If the integer representations of two same-sign floats are subtracted then the absolute value of the result is equal to one plus the number of representable floats between them.

This might lead you (as it did me) into thinking that you can use those to more effectively compare if something is equal (or if they're close enough that you can call it floating point error). The problem is, once again, scaling - an ULP is a huge difference for large numbers, and a tiny one for small ones. Using ULPs (or any relative comparison) is pretty reasonable for "normal" numbers.

As an aside - the relationships between ULPs and a relative difference (what you're doing) is pretty neat -

Image credit: Bruce Dawson

1. NaNs and infinities are weird, and there isn't a one-size fits all solution for them

Maybe you don't expect to ever find any NaNs or infinities in the code that uses this functor, or maybe you don't care. Either way, it should be documented that this may do something unexpected if a number is NaN/infinity. You could also choose how to handle this in your code - in many applications any kind of comparison with a NaN returns false, while you can generally do less than or greater compared to an infinity of the appropriate sign (if you're careful). Whatever you do, that choice should be documented.

1. Zeroes and denormals will ruin your day

From Bruce Dawson:

It turns out that the entire idea of relative epsilons breaks down near zero. The reason is fairly straightforward. If you are expecting a result of zero then you are probably getting it by subtracting two numbers. In order to hit exactly zero the numbers you are subtracting need to be identical. If the numbers differ by one ULP then you will get an answer that is small compared to the numbers you are subtracting, but enormous compared to zero.

Small numbers break lots of things - hooray! Maybe this isn't an issue for your application - you deal with planets, not atoms - but it can really throw a wrench in your plans. In order to "reliably" compare to denormals and zero you need an absolute epsilon, not a relative one.

All in all - comparing floating point numbers generically and with confidence is hard. There are a few overall takeaways

• When comparing against zero any type of relative comparison (epsilon or ULP based) is useless. You need an absolute epsilon, and finding the right value depends on your domain and will take tinkering (and probably still be wrong in some cases).
• If you're comparing against non-zero (and more generally non-denormal) numbers then relative comparisons (either epsilon or ULP based) is fine. If there is a constant number being compared against then you could use an absolute epsilon.
• Be mindful of how you handle NaNs and infinities - what does it mean for your application to encounter such values, and what does it mean to compare against them? This can only be handled by applying information about your domain to them.
• From Bruce Dawson: > If you are comparing two arbitrary numbers that could be zero or non-zero then you need the kitchen sink. Good luck and God speed.

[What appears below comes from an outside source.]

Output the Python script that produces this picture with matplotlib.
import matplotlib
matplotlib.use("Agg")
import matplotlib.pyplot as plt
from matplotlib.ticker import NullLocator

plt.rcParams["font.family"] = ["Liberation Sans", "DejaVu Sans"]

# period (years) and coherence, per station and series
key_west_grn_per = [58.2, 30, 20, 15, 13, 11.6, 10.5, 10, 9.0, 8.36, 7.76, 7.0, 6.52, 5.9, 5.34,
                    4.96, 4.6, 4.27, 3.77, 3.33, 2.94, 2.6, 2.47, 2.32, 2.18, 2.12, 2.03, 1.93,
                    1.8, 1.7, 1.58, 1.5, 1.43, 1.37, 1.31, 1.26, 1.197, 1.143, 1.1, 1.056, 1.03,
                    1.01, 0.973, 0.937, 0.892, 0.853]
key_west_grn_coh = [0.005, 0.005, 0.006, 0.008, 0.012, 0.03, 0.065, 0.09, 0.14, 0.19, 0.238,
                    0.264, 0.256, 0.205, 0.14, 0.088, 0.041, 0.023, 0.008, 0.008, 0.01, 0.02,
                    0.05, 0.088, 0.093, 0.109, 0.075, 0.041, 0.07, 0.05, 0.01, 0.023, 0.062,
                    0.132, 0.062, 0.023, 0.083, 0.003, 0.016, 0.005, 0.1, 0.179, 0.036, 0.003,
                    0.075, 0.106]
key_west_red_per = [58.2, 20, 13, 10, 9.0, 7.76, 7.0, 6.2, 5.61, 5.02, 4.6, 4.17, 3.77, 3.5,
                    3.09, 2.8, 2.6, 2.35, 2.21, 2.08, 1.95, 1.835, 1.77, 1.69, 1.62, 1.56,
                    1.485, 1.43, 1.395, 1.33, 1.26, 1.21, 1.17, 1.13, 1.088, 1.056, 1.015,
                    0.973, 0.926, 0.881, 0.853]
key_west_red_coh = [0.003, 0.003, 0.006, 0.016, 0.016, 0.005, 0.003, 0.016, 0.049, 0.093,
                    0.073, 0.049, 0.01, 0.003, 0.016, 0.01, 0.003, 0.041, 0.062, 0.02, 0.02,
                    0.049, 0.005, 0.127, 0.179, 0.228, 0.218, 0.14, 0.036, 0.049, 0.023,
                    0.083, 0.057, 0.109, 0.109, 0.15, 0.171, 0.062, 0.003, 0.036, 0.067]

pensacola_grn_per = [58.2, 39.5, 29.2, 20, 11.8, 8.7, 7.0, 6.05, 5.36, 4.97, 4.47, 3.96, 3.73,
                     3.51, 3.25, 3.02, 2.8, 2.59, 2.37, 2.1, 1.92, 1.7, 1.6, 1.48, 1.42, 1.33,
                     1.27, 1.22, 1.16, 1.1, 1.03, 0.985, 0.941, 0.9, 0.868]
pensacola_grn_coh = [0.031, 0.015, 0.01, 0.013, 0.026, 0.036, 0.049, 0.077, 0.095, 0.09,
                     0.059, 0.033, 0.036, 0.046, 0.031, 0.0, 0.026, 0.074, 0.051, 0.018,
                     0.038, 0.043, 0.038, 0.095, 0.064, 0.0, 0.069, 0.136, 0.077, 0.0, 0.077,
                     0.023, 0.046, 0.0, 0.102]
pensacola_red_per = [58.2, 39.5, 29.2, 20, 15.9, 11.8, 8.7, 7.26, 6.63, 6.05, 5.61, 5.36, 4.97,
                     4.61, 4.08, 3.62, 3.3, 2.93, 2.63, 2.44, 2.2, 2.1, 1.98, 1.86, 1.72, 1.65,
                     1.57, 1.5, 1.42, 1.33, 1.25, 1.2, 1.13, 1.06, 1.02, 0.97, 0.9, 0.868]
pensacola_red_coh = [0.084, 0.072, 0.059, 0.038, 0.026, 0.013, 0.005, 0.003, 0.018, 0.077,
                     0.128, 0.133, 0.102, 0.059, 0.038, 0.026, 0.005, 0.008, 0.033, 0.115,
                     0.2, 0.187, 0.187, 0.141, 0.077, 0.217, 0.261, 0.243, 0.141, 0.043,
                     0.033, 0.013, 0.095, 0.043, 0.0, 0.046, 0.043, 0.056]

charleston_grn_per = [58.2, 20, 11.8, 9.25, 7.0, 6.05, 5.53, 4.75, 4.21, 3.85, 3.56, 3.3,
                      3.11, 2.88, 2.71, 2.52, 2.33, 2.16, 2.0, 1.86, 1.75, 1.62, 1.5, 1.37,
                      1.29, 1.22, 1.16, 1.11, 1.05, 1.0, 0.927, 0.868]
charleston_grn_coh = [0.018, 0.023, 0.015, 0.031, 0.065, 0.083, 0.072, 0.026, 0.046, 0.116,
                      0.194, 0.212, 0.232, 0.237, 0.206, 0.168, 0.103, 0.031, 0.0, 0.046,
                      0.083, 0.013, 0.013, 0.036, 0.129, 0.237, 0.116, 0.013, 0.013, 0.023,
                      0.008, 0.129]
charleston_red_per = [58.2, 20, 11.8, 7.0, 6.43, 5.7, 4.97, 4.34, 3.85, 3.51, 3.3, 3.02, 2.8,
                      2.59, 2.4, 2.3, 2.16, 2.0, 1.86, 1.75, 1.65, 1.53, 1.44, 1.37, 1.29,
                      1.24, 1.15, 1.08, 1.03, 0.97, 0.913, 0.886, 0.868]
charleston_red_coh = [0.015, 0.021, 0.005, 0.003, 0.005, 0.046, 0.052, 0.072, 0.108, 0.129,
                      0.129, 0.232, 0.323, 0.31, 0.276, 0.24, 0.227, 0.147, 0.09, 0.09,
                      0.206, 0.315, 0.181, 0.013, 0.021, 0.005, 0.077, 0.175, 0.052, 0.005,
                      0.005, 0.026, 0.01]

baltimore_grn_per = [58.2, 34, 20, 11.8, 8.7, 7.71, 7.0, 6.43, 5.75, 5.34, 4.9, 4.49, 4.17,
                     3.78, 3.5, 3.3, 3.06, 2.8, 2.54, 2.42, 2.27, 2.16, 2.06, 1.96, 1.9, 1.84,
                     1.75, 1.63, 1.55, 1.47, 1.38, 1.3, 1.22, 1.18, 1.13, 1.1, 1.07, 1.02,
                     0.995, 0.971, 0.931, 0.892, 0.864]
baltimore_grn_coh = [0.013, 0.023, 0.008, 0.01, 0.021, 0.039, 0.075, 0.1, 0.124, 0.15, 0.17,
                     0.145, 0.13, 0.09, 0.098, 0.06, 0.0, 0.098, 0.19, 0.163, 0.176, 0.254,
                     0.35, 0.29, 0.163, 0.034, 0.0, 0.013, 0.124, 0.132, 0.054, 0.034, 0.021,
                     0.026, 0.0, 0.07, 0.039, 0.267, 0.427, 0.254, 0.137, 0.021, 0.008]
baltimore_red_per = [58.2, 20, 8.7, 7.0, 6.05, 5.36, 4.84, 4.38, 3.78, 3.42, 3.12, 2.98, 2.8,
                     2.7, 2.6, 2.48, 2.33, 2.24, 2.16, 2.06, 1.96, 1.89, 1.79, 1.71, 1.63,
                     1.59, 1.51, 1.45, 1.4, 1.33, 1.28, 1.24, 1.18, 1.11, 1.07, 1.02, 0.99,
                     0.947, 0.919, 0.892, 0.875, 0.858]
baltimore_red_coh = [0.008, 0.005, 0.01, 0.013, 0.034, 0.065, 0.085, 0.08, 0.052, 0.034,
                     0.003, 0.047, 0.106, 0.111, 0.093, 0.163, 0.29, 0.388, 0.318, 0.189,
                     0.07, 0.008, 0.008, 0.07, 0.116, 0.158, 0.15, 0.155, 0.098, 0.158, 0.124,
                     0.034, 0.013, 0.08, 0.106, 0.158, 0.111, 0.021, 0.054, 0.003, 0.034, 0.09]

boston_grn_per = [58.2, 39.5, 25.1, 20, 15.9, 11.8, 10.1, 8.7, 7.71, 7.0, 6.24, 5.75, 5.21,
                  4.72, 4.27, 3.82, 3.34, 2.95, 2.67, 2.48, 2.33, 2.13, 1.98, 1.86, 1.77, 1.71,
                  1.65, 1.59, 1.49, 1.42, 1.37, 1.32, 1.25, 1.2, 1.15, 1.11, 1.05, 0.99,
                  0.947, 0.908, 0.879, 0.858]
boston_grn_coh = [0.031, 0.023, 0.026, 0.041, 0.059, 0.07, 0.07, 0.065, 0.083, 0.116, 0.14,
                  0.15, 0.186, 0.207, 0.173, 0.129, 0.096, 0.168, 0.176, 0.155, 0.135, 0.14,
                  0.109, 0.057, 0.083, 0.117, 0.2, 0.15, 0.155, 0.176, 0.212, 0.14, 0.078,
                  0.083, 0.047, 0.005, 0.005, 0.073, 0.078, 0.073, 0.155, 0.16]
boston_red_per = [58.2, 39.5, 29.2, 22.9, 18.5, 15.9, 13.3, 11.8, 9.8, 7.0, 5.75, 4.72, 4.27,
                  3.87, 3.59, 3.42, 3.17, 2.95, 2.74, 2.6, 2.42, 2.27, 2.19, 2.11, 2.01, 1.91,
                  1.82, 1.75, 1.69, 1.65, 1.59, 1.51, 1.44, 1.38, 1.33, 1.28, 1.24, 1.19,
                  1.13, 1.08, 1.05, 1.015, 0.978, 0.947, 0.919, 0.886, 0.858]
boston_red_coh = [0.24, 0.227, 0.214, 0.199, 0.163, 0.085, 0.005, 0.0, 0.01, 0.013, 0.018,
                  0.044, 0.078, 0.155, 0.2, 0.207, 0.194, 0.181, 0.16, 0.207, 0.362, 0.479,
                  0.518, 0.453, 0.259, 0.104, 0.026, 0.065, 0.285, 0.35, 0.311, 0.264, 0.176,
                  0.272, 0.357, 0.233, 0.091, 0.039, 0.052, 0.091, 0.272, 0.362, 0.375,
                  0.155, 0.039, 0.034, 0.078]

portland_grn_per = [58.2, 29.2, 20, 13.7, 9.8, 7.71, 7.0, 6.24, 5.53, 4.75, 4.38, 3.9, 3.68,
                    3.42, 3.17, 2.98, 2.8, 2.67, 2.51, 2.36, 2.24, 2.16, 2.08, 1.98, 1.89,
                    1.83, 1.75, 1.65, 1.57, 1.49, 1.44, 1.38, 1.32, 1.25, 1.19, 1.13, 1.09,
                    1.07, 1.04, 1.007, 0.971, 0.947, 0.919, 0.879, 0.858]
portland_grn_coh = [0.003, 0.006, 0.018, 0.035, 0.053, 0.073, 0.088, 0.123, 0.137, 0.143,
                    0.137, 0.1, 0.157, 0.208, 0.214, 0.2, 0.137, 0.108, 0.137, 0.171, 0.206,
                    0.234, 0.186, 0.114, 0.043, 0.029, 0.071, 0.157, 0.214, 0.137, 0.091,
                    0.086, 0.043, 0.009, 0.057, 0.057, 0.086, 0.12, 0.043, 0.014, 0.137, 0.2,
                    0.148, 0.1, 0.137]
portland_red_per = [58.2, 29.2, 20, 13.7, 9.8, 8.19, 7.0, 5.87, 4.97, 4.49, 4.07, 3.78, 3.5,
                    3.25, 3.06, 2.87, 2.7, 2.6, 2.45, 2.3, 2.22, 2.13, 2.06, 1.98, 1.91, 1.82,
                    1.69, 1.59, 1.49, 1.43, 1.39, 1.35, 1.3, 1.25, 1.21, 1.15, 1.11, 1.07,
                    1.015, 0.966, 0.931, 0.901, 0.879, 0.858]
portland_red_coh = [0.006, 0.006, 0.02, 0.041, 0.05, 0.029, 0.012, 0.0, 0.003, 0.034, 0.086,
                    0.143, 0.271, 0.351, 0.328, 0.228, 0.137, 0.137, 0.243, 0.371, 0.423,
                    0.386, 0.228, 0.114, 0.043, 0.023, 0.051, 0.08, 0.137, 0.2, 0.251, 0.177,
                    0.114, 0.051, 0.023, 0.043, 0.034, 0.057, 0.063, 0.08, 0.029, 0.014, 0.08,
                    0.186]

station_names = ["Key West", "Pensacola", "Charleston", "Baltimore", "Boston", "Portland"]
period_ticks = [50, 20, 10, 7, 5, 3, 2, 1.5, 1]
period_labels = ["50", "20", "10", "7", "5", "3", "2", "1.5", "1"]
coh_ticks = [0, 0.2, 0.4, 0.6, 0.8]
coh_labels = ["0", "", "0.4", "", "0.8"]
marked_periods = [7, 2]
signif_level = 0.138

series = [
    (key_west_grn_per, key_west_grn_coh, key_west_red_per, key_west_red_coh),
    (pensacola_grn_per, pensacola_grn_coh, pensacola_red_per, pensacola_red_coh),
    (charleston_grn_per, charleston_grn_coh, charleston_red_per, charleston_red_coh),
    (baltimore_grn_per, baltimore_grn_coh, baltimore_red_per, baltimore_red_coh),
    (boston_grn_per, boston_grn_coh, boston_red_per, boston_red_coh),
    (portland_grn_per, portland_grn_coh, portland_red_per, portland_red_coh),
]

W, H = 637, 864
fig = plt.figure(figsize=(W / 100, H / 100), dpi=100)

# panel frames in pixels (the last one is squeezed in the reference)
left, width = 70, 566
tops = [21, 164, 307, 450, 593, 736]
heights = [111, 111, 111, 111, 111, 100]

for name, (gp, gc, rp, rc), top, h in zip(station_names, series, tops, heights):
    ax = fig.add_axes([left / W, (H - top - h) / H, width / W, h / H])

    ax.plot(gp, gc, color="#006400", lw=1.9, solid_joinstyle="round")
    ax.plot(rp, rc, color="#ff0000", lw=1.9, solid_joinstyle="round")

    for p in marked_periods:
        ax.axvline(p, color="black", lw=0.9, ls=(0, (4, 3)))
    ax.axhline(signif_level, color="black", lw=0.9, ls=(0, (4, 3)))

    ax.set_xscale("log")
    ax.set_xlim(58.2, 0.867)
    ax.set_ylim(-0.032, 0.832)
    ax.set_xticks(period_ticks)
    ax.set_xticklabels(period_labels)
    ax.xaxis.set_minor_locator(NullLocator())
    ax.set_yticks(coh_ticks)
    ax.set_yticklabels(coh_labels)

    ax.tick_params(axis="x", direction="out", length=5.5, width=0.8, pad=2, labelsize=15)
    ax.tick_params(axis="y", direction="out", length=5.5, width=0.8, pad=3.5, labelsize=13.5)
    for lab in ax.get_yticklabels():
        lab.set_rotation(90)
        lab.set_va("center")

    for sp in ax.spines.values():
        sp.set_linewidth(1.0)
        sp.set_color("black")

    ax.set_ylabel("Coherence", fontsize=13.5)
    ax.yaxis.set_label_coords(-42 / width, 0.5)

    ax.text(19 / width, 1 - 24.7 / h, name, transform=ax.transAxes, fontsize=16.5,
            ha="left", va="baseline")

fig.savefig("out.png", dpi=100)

I don't have anything in particular to say about the code itself that wasn't mentioned by another answer, but I hope you consider the implications of floating point comparisons carefully.

As barak manos points out, your operator() body could be

return f1 < f2 && std::abs(f2 - f1) >= m_tolerance;


but, f1 < f2 is the same as 0 < f2 - f1, or f2 - f1 > 0. If that is true, then std::abs(f2 - f1) is just f2 - f1. So this first reduces to

return f2 - f1 > 0 && f2 - f1 >= m_tolerance;


Assuming that m_tolerance is non-negative, then if f2 - f1 >= m_tolerance, it follows that f2 - f1 must be > 0. So it further simplifies to

return f2 - f1 >= m_tolerance;


This seems to make intuitive sense. If f2 - f1 is not >= m_tolerance, then either f1 is outright larger than f2, or f1 is not smaller than f2 by enough to exceed the tolerance.

Oh, and I'd make the m_tolerance data member const.